Same here.  I specialise in building mildly to heavily modified clone guitar amplifiers so super hifi is not really a prerequisite. 

I have heard reports that some valves using DC filament heaters stop working properly when you try to go back to AC after a lot of use but it isn't really something I make use of.

I am planning a stereo hifi amp and a cello amplifier soon so might give it a go as an experiment.  6.3V AC should give 6.3X1.41 volts via a full wave rectifier then the trick with a 7805s and Zeners is an option.

[bdunham7]

This is not even remotely thermally stable, possibly worse than the resistor trick, though I'm not sure.

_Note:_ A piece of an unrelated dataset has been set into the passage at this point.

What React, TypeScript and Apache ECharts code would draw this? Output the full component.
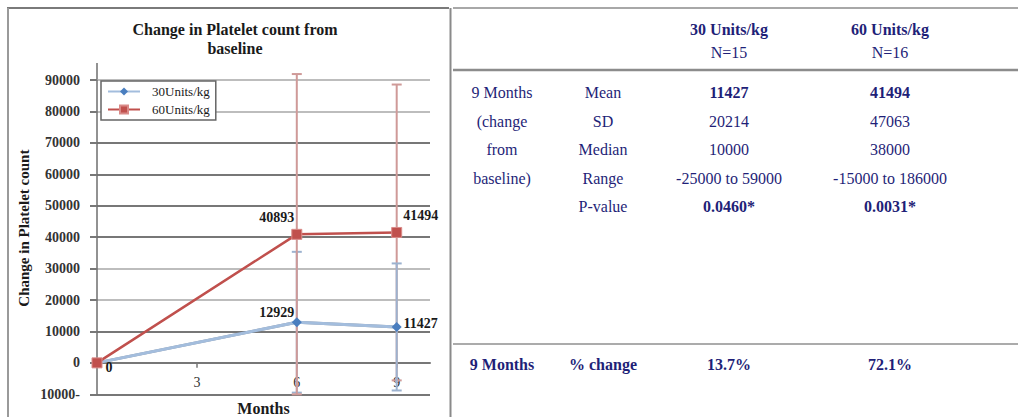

It's certainly more reliable (not dependent on the ground pin current) and how 'thermally stable' does it need to be for a 6V heater?  It might vary from 6.1 to 6.4 volts at most, probably on the low side if it is in a warm spot with 1N4001s.

[bdunham7]

me too, I might add almost : ALL real sensitive front stages run at DC and 50-60 years later, those tubes work just as good as any AC driven heaters,
it is really need to have ONLY dc into the first stages of low frequency range equipment, look at RIIA and such as a very good example.

Those devices are designed knowing they are using DC heater drive.  I think the issues (allegedly) arise when you have a long string of filaments driven directly from the mains where you have to worry about the bias between the indirect heater filament and the other components of the tube.  If this is large, apparently having this bias being AC negates some of the migration of filament material or whatever happens. The concern would be what happens when you convert an AC mains heater string to DC.  But I have no idea whether or not that is true and am not aware of any data in support of this theory--it's just something I heard or read somewhere.  I actually converted my Zenith tabletop AM/FM radio to isolated DC operation trying to eliminate hum and it now has a DC heater string.  So far it work (but still hums) just fine.

[TimFox]

Tim said : I have looked through my personal library of vacuum-tube era technical books, and have not been able to find any quantitative discussion of the lifetime of heaters (in indirectly-heated cathodes) powered by DC or AC.

me too, I might add almost : ALL real sensitive front stages run at DC and 50-60 years later, those tubes work just as good as any AC driven heaters,
it is really need to have ONLY dc into the first stages of low frequency range equipment, look at RIIA and such as a very good example.

Same here.  I specialise in building mildly to heavily modified clone guitar amplifiers so super hifi is not really a prerequisite. 

I have heard reports that some valves using DC filament heaters stop working properly when you try to go back to AC after a lot of use but it isn't really something I make use of.

I am planning a stereo hifi amp and a cello amplifier soon so might give it a go as an experiment.  6.3V AC should give 6.3X1.41 volts via a full wave rectifier then the trick with a 7805s and Zeners is an option.

For a guitar amplifier, the hum on the first stage might be important.  I am still looking for a real quantitative and documented discussion about the dangers of DC on indirectly-heated low power tubes.  Is that urban legend about not going back to AC about 12AX7-level tubes, or 6L6-level tubes?
For DC voltage regulation, you must go past the 6.3x1.41 calculation.  The voltage drop across even Schottky rectifiers (two in series for a bridge) must be included, and with reasonable filter caps the minimum value of the ripple waveform may well cause regulator dropout.  Again, this is quantitative.  I can’t find any Zeners between 1.0 and 1.8 V in Mouser.  An LM317 or low-dropout adjustable regulator is preferred here.